> TASK DESCRIPTION: Reproduce the full listing below unchanged, apart from the pictures.

> DATA EXTRACT:
++++

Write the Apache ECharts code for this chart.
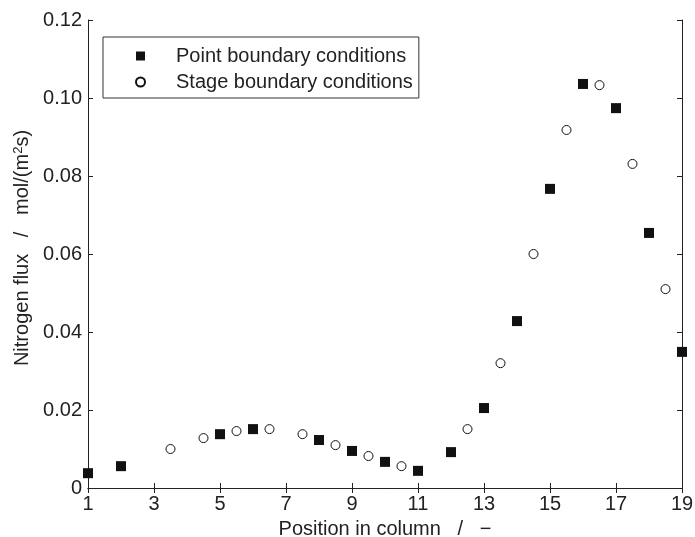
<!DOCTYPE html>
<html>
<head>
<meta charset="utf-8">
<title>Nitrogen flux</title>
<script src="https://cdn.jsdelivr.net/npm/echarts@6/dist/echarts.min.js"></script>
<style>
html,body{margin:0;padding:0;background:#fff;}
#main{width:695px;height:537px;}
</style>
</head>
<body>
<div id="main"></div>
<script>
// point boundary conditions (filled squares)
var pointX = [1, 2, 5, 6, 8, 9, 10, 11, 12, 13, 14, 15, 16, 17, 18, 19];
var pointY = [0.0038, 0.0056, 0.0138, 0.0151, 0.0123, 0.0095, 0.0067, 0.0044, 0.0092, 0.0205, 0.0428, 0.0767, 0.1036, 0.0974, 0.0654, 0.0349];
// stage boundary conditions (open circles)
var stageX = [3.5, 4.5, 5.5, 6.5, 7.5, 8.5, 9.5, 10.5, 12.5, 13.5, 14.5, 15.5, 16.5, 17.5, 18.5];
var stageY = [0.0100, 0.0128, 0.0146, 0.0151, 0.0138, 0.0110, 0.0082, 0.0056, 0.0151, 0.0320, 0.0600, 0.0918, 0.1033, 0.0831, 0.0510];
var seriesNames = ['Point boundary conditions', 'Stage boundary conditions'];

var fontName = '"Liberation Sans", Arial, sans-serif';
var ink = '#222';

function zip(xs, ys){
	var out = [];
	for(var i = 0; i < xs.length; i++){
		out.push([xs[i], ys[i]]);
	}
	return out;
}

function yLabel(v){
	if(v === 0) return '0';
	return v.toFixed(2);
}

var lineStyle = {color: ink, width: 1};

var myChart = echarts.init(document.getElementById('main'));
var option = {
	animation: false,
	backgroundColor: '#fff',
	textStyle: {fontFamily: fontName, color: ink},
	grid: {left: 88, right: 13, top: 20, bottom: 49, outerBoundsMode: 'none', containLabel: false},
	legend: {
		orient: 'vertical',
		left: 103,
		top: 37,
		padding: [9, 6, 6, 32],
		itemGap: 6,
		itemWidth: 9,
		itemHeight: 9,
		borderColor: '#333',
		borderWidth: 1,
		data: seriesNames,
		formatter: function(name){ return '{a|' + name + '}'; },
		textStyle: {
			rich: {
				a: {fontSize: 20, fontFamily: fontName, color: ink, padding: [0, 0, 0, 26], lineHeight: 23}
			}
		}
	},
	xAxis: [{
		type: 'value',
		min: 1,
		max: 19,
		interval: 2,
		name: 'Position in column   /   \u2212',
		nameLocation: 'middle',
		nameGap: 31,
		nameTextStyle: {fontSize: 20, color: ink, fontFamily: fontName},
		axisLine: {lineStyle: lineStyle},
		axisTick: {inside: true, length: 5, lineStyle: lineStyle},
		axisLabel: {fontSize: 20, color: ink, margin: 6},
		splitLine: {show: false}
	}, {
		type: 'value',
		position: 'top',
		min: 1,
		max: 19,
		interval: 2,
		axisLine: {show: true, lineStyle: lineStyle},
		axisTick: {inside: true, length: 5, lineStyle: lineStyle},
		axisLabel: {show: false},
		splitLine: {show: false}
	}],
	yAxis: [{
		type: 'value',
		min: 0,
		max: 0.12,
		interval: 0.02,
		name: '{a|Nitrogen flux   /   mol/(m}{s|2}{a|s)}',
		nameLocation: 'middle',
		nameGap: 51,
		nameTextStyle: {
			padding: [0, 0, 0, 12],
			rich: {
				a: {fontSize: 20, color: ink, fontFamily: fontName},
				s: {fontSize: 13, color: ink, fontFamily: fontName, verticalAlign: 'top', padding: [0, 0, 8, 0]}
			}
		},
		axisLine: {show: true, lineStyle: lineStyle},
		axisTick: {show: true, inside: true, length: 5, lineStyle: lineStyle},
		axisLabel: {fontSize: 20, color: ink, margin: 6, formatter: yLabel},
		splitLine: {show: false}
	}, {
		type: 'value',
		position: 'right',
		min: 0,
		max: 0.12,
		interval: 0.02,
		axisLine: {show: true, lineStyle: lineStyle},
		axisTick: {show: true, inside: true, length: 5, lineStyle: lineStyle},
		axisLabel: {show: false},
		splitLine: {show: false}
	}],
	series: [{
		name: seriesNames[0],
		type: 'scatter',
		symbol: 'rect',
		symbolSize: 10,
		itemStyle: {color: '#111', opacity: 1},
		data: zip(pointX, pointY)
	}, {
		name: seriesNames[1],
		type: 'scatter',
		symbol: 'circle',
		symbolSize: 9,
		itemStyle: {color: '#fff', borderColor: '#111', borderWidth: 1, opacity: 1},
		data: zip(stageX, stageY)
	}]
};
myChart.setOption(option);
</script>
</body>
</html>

++++

> CORRECT OUTPUT:
Write the Apache ECharts code for this chart.
<!DOCTYPE html>
<html>
<head>
<meta charset="utf-8">
<title>Nitrogen flux</title>
<script src="https://cdn.jsdelivr.net/npm/echarts@6/dist/echarts.min.js"></script>
<style>
html,body{margin:0;padding:0;background:#fff;}
#main{width:695px;height:537px;}
</style>
</head>
<body>
<div id="main"></div>
<script>
// point boundary conditions (filled squares)
var pointX = [1, 2, 5, 6, 8, 9, 10, 11, 12, 13, 14, 15, 16, 17, 18, 19];
var pointY = [0.0038, 0.0056, 0.0138, 0.0151, 0.0123, 0.0095, 0.0067, 0.0044, 0.0092, 0.0205, 0.0428, 0.0767, 0.1036, 0.0974, 0.0654, 0.0349];
// stage boundary conditions (open circles)
var stageX = [3.5, 4.5, 5.5, 6.5, 7.5, 8.5, 9.5, 10.5, 12.5, 13.5, 14.5, 15.5, 16.5, 17.5, 18.5];
var stageY = [0.0100, 0.0128, 0.0146, 0.0151, 0.0138, 0.0110, 0.0082, 0.0056, 0.0151, 0.0320, 0.0600, 0.0918, 0.1033, 0.0831, 0.0510];
var seriesNames = ['Point boundary conditions', 'Stage boundary conditions'];

var fontName = '"Liberation Sans", Arial, sans-serif';
var ink = '#222';

function zip(xs, ys){
	var out = [];
	for(var i = 0; i < xs.length; i++){
		out.push([xs[i], ys[i]]);
	}
	return out;
}

function yLabel(v){
	if(v === 0) return '0';
	return v.toFixed(2);
}

var lineStyle = {color: ink, width: 1};

var myChart = echarts.init(document.getElementById('main'));
var option = {
	animation: false,
	backgroundColor: '#fff',
	textStyle: {fontFamily: fontName, color: ink},
	grid: {left: 88, right: 13, top: 20, bottom: 49, outerBoundsMode: 'none', containLabel: false},
	legend: {
		orient: 'vertical',
		left: 103,
		top: 37,
		padding: [9, 6, 6, 32],
		itemGap: 6,
		itemWidth: 9,
		itemHeight: 9,
		borderColor: '#333',
		borderWidth: 1,
		data: seriesNames,
		formatter: function(name){ return '{a|' + name + '}'; },
		textStyle: {
			rich: {
				a: {fontSize: 20, fontFamily: fontName, color: ink, padding: [0, 0, 0, 26], lineHeight: 23}
			}
		}
	},
	xAxis: [{
		type: 'value',
		min: 1,
		max: 19,
		interval: 2,
		name: 'Position in column   /   \u2212',
		nameLocation: 'middle',
		nameGap: 31,
		nameTextStyle: {fontSize: 20, color: ink, fontFamily: fontName},
		axisLine: {lineStyle: lineStyle},
		axisTick: {inside: true, length: 5, lineStyle: lineStyle},
		axisLabel: {fontSize: 20, color: ink, margin: 6},
		splitLine: {show: false}
	}, {
		type: 'value',
		position: 'top',
		min: 1,
		max: 19,
		interval: 2,
		axisLine: {show: true, lineStyle: lineStyle},
		axisTick: {inside: true, length: 5, lineStyle: lineStyle},
		axisLabel: {show: false},
		splitLine: {show: false}
	}],
	yAxis: [{
		type: 'value',
		min: 0,
		max: 0.12,
		interval: 0.02,
		name: '{a|Nitrogen flux   /   mol/(m}{s|2}{a|s)}',
		nameLocation: 'middle',
		nameGap: 51,
		nameTextStyle: {
			padding: [0, 0, 0, 12],
			rich: {
				a: {fontSize: 20, color: ink, fontFamily: fontName},
				s: {fontSize: 13, color: ink, fontFamily: fontName, verticalAlign: 'top', padding: [0, 0, 8, 0]}
			}
		},
		axisLine: {show: true, lineStyle: lineStyle},
		axisTick: {show: true, inside: true, length: 5, lineStyle: lineStyle},
		axisLabel: {fontSize: 20, color: ink, margin: 6, formatter: yLabel},
		splitLine: {show: false}
	}, {
		type: 'value',
		position: 'right',
		min: 0,
		max: 0.12,
		interval: 0.02,
		axisLine: {show: true, lineStyle: lineStyle},
		axisTick: {show: true, inside: true, length: 5, lineStyle: lineStyle},
		axisLabel: {show: false},
		splitLine: {show: false}
	}],
	series: [{
		name: seriesNames[0],
		type: 'scatter',
		symbol: 'rect',
		symbolSize: 10,
		itemStyle: {color: '#111', opacity: 1},
		data: zip(pointX, pointY)
	}, {
		name: seriesNames[1],
		type: 'scatter',
		symbol: 'circle',
		symbolSize: 9,
		itemStyle: {color: '#fff', borderColor: '#111', borderWidth: 1, opacity: 1},
		data: zip(stageX, stageY)
	}]
};
myChart.setOption(option);
</script>
</body>
</html>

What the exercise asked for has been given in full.